I think the first one I ever road in was home from the town skating rink with the high school kid who ran it. I don’t know his name, but I used to help out there after school, probably he got paid, and I did the work. I was probably 10 or 12. Hanging out with a high school kid was cool, and I liked to skate. He offered me a ride home in it one time and I jumped at the chance. Imagine if some of my friends happened to see me with this older kid riding around! He used to park it on the snowbank at the rink, not beside it, but actually up on the top of the bank…cool. He had a license plate or plates fastened to the floor to cover up the rust holes, and it was probably no warmer inside than out, except perhaps for the wind chill factor.

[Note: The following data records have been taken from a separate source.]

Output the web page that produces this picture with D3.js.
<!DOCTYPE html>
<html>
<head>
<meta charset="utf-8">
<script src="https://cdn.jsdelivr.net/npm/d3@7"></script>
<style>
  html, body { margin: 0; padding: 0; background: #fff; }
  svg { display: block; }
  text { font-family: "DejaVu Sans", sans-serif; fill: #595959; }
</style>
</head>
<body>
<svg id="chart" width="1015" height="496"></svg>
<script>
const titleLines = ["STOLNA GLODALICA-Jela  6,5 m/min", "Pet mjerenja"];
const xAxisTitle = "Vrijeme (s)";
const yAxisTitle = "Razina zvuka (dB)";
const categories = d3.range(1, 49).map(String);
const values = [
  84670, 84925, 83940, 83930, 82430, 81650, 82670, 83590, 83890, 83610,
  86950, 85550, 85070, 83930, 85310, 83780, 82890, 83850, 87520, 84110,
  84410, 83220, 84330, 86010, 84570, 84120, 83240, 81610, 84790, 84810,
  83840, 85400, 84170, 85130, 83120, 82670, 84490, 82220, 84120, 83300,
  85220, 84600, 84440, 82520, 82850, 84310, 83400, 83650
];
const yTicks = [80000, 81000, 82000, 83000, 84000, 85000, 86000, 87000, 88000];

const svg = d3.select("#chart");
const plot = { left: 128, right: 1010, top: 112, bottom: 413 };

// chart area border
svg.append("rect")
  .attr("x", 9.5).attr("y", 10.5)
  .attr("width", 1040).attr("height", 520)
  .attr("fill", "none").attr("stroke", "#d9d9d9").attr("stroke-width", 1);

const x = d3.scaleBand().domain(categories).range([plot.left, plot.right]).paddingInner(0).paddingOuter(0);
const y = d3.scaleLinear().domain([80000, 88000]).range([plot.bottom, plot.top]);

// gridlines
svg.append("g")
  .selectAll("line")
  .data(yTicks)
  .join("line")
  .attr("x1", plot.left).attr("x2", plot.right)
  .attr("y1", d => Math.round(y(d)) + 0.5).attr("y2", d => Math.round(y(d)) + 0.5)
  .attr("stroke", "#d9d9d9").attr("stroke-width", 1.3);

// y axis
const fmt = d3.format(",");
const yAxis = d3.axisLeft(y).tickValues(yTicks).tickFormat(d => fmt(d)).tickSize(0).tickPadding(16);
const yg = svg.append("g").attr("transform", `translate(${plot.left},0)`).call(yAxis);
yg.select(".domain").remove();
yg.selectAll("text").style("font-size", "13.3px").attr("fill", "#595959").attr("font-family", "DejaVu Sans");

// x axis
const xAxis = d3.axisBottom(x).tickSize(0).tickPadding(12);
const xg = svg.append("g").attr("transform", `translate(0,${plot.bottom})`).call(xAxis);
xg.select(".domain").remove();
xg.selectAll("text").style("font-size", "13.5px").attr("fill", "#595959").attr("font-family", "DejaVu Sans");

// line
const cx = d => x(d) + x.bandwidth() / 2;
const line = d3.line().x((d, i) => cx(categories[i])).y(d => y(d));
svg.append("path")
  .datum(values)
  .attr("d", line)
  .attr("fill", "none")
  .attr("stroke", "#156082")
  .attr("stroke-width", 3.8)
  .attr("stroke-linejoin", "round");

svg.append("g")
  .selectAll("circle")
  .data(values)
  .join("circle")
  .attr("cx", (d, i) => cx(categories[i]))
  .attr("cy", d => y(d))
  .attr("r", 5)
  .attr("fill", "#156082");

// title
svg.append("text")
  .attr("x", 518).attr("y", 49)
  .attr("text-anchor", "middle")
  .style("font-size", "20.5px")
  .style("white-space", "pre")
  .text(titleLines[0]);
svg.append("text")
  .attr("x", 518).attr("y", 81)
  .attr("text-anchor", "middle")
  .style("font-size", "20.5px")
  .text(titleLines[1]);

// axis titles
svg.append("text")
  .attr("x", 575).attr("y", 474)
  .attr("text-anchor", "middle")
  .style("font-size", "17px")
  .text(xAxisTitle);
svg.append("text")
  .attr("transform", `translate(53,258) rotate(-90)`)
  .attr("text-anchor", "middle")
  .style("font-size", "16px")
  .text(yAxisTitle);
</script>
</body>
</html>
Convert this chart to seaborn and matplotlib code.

I used to walk by the “best” Jeep out to camp. It was on the way to my best friend Tiger Halls camp. John Hawes owned it. It was black, had a convertible top, a snowplow, and a winch. It was beautiful. He used it mostly just to plow his driveway and once in a while to go to a hunting camp he had up north. Exactly the way I imagined I’d use my Jeep. If only I had my license. Johns’ kids, Ann and Jay, were the first hippies I ever met. They were Jimmy Hendrix and Janis Joplin to me. They burned incense and had day-glo posters in their basement where Jay played the electric guitar. I don’t remember if he was good or not, but he was loud! Ann wore rose colored sunglasses and peasant dresses and flowers in her hair most of the summer. The basement was the hangout for the cool kids, and I unfortunately missed the 60’s by being too young. I was a wanna-be. I bring this up for 2 reasons. The first is even the hippies had a Jeep. The 2nd is I almost lost this very Jeep to Jay.

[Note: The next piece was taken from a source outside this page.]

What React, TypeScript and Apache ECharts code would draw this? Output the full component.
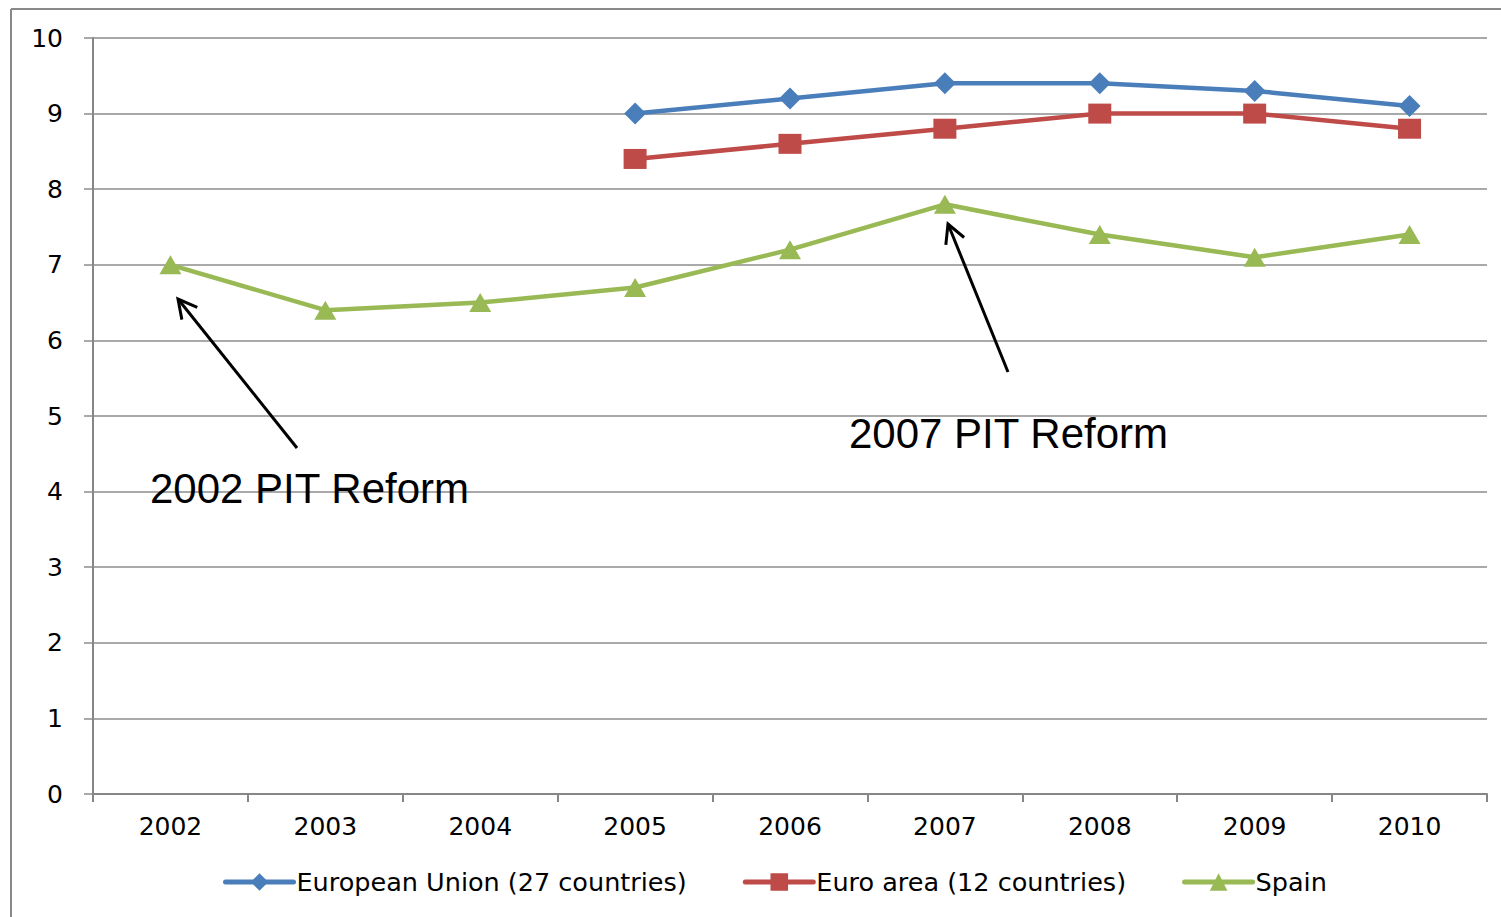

I noticed the Jeep still sat where it always had, but didn’t move anymore. It was now about 1990. I still was at camp summers. Tiger had long since moved. Jay and Ann and families were in Alaska, … where else? (Vermont maybe.) I approached John about the old Jeep there…does it still run? Ever think about selling it? To my chagrin Jay wanted to take it to Alaska, and who could blame him? Alaska is perfect Jeep country.
Time passed and the Jeep didn’t move. The next summer I inquired again. Well, he might let it go for about $1500.00. That was about $1500.00 more than the Jeep looked like it was worth at that point. I guessed I’d have to pass, after all that time. Another season came and went, the convertible top had stopped keeping out the elements a long time ago. Rust, mildew, flat tires, old gas, plastic windows you could no longer see out of, you get the idea. Luckily Alaska was too far to either ship or drive the Jeep.

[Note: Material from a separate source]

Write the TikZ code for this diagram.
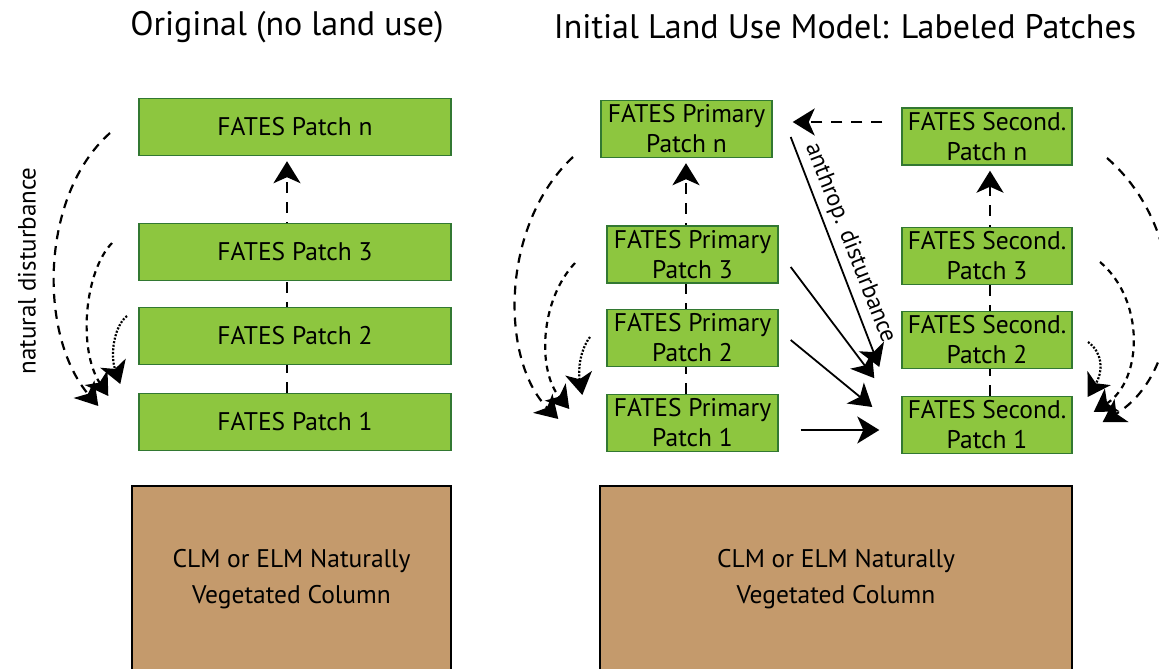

The call came. Are you still interested in the “old Jeep?” Well maybe, how much?
“The clutch is stuck from sitting and it doesn’t have brakes. How about $500.00?” Sold.
As is typical, I viewed the Jeep in my mind as it was in the 1960’s. I had the Jeep I actually bought hauled to the local garage for brakes and such. It was better than junk. I did a clutch, a battery and brakes and some wiring and took the top off and put in fresh gas and oh yeah, exhaust…fixed the lights, patched some rust and like magic, it was better than junk, but not much better.
I probably have about a thousand dollars in the Jeep now. I found a metal top in Uncle Henrys for $150.00, a convertible top is about $700.00 now. I have plowed with it for close to 10 years at this point. I plowed with it today. It plowed without hesitation, the “blizzard of 2005.” I pushed snow into piles higher than the Jeep itself. It is an awesome piece of utility vehicle. It is waaaay better than junk.
I’ve thought about restoring it before. They make every part of it, like the Model A or Model T, or the Mustang. I could even buy a brand new metal body for it. I could in fact restore it back to its original splendor. This one is even rare. It is the Hawaiian Tropic model from 1963. That means it started life pink. Like Barbies Jeep. Like all those hotels in the tropics used in the old Elvis movies. Now, how cool is that? It has chrome all over it. It has a chrome grab bar on the dash, chrome hinges for the windshield and hood. It has chrome hub caps and headlamp bezels. It could be a real show piece. Maybe even a set of wide whitewalls just like in those old movies. Maine, however was not ready for a pink Jeep, so it was painted black for John. It was the only interested party they’d had,apparently, so a black paint job was quickly applied. Quickly applied to even the seats as they were/are pink pleated leatherette under that black paint.
But then I thought, why? I’d have $10,000 dollars in it then. I wouldn’t be able to plow snow anymore. ( I really think I could push snow to the moon if I could get traction.) I would never take it into the woods where it would get scratched. I would have a Jeep I couldn’t use. I would seldom if ever get to hear that Jeep sound. It is kind of a winding sound. I don’t know if it is from the engine, transmission, or transfer case, but is a sound only Jeep has. Daimler should have gotten a patent on that sound. It is a unique sound like a Harley Davidson, or like a Model A or Model T, but instead they yuppied up the Jeep with independent suspension and good heaters and stereos and such.
No, I have a Jeep now 40+ years old that I get to use in the absolute worst weather we get. It always starts. Its short wheelbase makes it ideal for my “complicated” driveway. I have nowhere to push the snow, so there’s a lot of back and forth action. I keep the windows open so that the fumes don’t get too strong. I really don’t use the heater anymore. It seemed to just keep the inside warm enough to melt snow and keep it humid enough to cloud the windows. It never really kept it warm or the windows defrosted. The wipers work, but I don’t use them either. They never really kept the windshield clear of snow. I get out occasionally and wipe the snow off with gloved hand. It works just fine.
I have been asked before by some of the “extended-cab, 4X4, single lever control Fisher plow, leather heated seat, CD player” type if I’m still using that “old Jeep” to plow with? They apparently get a “kick” out of seeing me out plowing. I guess my answer is. “What else would I use?”